SWEET TOOTH is sonically immersive and experimental in its improvisatory approaches, referencing Kumani singing and sea shanties. It is an intense experience for the players and observers. It tackles a dark period of human history, so there’s no pissing about or pussyfooted approaches. The brutally of the regime and the physical/mental torture are not shied away from, and these are examined through movement and choreography (working with my collaborator, Dam Van Huynh). It’s uncomfortable viewing, but there’s also a celebration of resilience, defiance, and pride because out of these atrocities, incredible cultures were borne.
How is having access to an experimental music platform such as Borealis beneficial in presenting challenging work that defies typical genre categorization?
Prior to programming the work at Borealis, SWEET TOOTH was commissioned by The Bluecoat (Liverpool), the Stuart Hall Foundation, the International Slavery Museum, and the Museum of London with support from the John Hansard Gallery, and St. George’s, Bloomsbury. These are not musical institutions, so I think that speaks for itself. Music festivals are generally risk averse, and I wasn’t going to wait for one to support the idea, which is why I’m pleased (for the project and for those who initially supported it) that Borealis is the first music festival to present SWEET TOOTH. Hopefully others will have more courage.

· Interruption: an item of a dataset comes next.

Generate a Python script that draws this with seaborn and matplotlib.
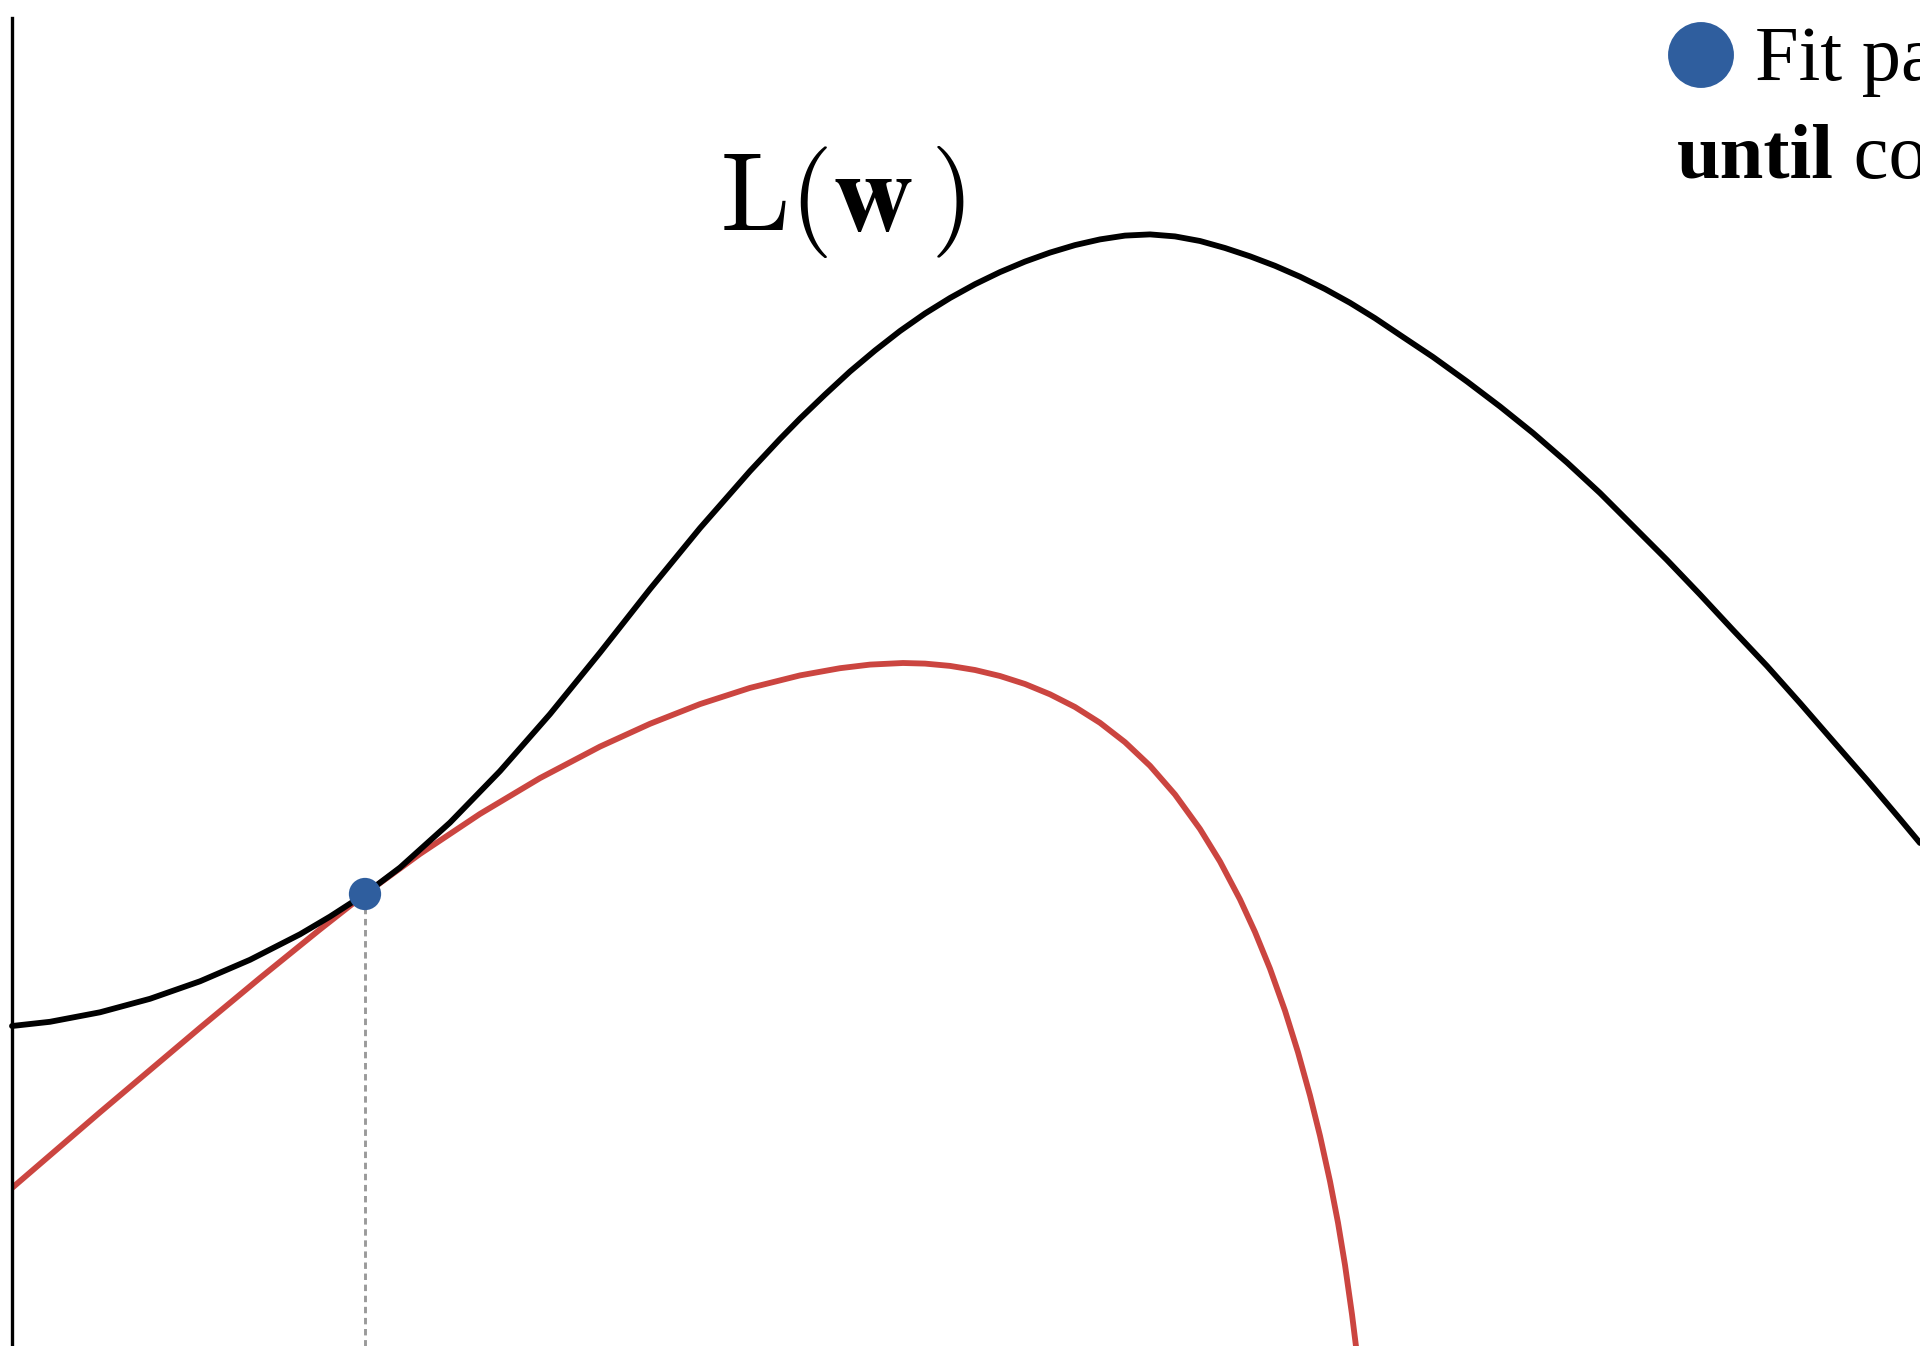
import matplotlib
matplotlib.use("Agg")
import matplotlib.pyplot as plt
import seaborn as sns
import pandas as pd

# Objective L(w) sampled along w
loss_w = [0.00, 0.38, 0.88, 1.38, 1.88, 2.38, 2.88, 3.18, 3.53, 3.88, 4.38, 4.88,
          5.38, 5.88, 6.38, 6.88, 7.38, 7.68, 7.88, 8.13, 8.38, 8.63, 8.88, 9.13,
          9.38, 9.63, 9.88, 10.13, 10.38, 10.63, 10.88, 11.13, 11.38, 11.63, 11.88,
          12.13, 12.38, 12.63, 12.88, 13.13, 13.38, 13.63, 13.88, 14.21, 14.55,
          14.88, 15.21, 15.55, 15.88, 16.21, 16.55, 16.88, 17.21, 17.55, 17.88,
          18.21, 18.55, 18.88, 19.08]
loss_L = [3.200, 3.242, 3.337, 3.472, 3.647, 3.862, 4.117, 4.294, 4.520, 4.784,
          5.234, 5.749, 6.319, 6.934, 7.569, 8.179, 8.749, 9.070, 9.274, 9.514,
          9.745, 9.955, 10.150, 10.325, 10.480, 10.618, 10.739, 10.844, 10.934,
          11.009, 11.066, 11.104, 11.116, 11.096, 11.050, 10.980, 10.897, 10.802,
          10.693, 10.570, 10.432, 10.278, 10.110, 9.890, 9.645, 9.395, 9.130,
          8.835, 8.530, 8.200, 7.860, 7.515, 7.160, 6.800, 6.430, 6.050, 5.660,
          5.270, 5.030]

# Lower-bound surrogate touching L(w) at the current iterate
bound_w = [0.00, 0.88, 1.88, 2.48, 3.08, 3.53, 4.08, 4.68, 5.28, 5.88, 6.38, 6.88,
           7.38, 7.88, 8.28, 8.58, 8.91, 9.13, 9.38, 9.63, 9.88, 10.13, 10.38,
           10.63, 10.88, 11.13, 11.38, 11.63, 11.88, 12.08, 12.28, 12.43, 12.58,
           12.73, 12.86, 12.98, 13.08, 13.18, 13.26, 13.33, 13.40, 13.46]
bound_L = [1.580, 2.337, 3.182, 3.680, 4.166, 4.520, 4.921, 5.321, 5.679, 5.994,
           6.222, 6.419, 6.581, 6.706, 6.778, 6.814, 6.830, 6.824, 6.801, 6.760,
           6.700, 6.620, 6.517, 6.390, 6.232, 6.038, 5.802, 5.515, 5.170, 4.845,
           4.466, 4.140, 3.773, 3.353, 2.937, 2.505, 2.102, 1.647, 1.233, 0.810,
           0.316, -0.164]

# Current iterate
iter_w = [3.53]
iter_L = [4.52]

BLACK = "#000000"
RED = "#cb4540"
BLUE = "#2f5e9e"
GREY = "#9a9a9a"

sns.set_theme(style="white")
plt.rcParams["mathtext.fontset"] = "custom"
plt.rcParams["mathtext.rm"] = "cmr10"
plt.rcParams["mathtext.bf"] = "STIXGeneral:bold"
plt.rcParams["font.family"] = ["Liberation Serif", "DejaVu Serif"]

fig = plt.figure(figsize=(19.2, 13.46), dpi=100)
ax = fig.add_axes([12 / 1920, 0, 1 - 12 / 1920, 1])
ax.set_xlim(0, 19.08)
ax.set_ylim(0, 13.46)

df_loss = pd.DataFrame({"w": loss_w, "L": loss_L})
df_bound = pd.DataFrame({"w": bound_w, "L": bound_L})

sns.lineplot(data=df_loss, x="w", y="L", color=BLACK, linewidth=4.2, sort=False,
             estimator=None, ax=ax, solid_capstyle="round",
             solid_joinstyle="round", clip_on=False, zorder=3)
sns.lineplot(data=df_bound, x="w", y="L", color=RED, linewidth=4.2, sort=False,
             estimator=None, ax=ax, solid_capstyle="round",
             solid_joinstyle="round", zorder=2)

# Drop line from the iterate down to the w axis
ax.plot([iter_w[0], iter_w[0]], [0, iter_L[0]], color=GREY, linewidth=2.1,
        linestyle=(0, (2.2, 1.6)), zorder=1)

sns.scatterplot(x=iter_w, y=iter_L, color=BLUE, s=540, edgecolor="none", ax=ax,
                zorder=5)

ax.text(7.08, 11.16, r"$\mathrm{L}(\mathbf{w}\,)$", fontsize=80, ha="left",
        va="baseline", color=BLACK)

# Step description in the upper right
ax.scatter([16.89], [12.91], s=2250, color=BLUE, edgecolor="none", zorder=5,
           clip_on=False)
ax.text(17.43, 12.66, "Fit parabola", fontsize=56.5, ha="left", va="baseline",
        color=BLACK, family=["Liberation Serif", "DejaVu Serif"], clip_on=False)
t_until = ax.text(16.65, 11.68, "until", fontsize=56.5, ha="left", va="baseline",
                  fontweight="bold", color=BLACK,
                  family=["Liberation Serif", "DejaVu Serif"])
ax.annotate(" convergence", xy=(1, 0), xycoords=t_until, ha="left", va="bottom",
            fontsize=56.5, color=BLACK, family=["Liberation Serif", "DejaVu Serif"])

for side in ["top", "right", "bottom"]:
    ax.spines[side].set_visible(False)
ax.spines["left"].set_color(BLACK)
ax.spines["left"].set_linewidth(2.4)
ax.spines["left"].set_bounds(0, 13.28)
ax.set_xticks([])
ax.set_yticks([])
ax.set_xlabel("")
ax.set_ylabel("")
legend = ax.get_legend()
if legend is not None:
    legend.remove()

fig.savefig("out.png", dpi=100, facecolor="white")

To be fair, Aldeburgh Music (now Snape Maltings) lent their support by providing a week of research and development, which was incredibly helpful, but I knew it wasn’t an Aldeburgh Festival work. I should also add that BBC Radio 3 took a punt and broadcast the performance–which I wasn’t expecting. Again, it came down to producers who didn’t just talk, but actually supported it happening. I realise it wasn’t a given.
Elaine Mitchener in SWEET TOOTH–Photo by Brian Roberts
You’ve mentioned that your ancestry includes “enslaved Africans, sold by Africans to British traders to make Britain ‘great’ through the slave trade of sugar on plantations in the Caribbean.” Reading the phrase “make Britain great” makes me shudder in light of the “Make America Great Again” movement here in the US. In a time of conservative, white supremacist, and isolationist movements, can you describe the experience of presenting SWEET TOOTH to what I can only assume has been predominantly white audiences?
Good question. People (of all colours) have been greatly affected by the work. Some in tears, but mostly quiet reflection, then discussion. It’s not about laying blame–it’s about facing up to our history and how our understanding/misunderstanding is shaping the present and the future. My last performances (both London) of the work had mixed audiences, and you could feel the energy. A black colleague said that I expressed something that we’ve had to hold back and suppress for so long. If white people feel threatened or uncomfortable about that, then they should ask themselves why.
Each performance of SWEET TOOTH must demand an incredible amount of emotional (and physical) energy from you. In bearing witness to this process, what do you hope that audiences will confront within themselves?
I can’t second guess.
That is a question only they can answer.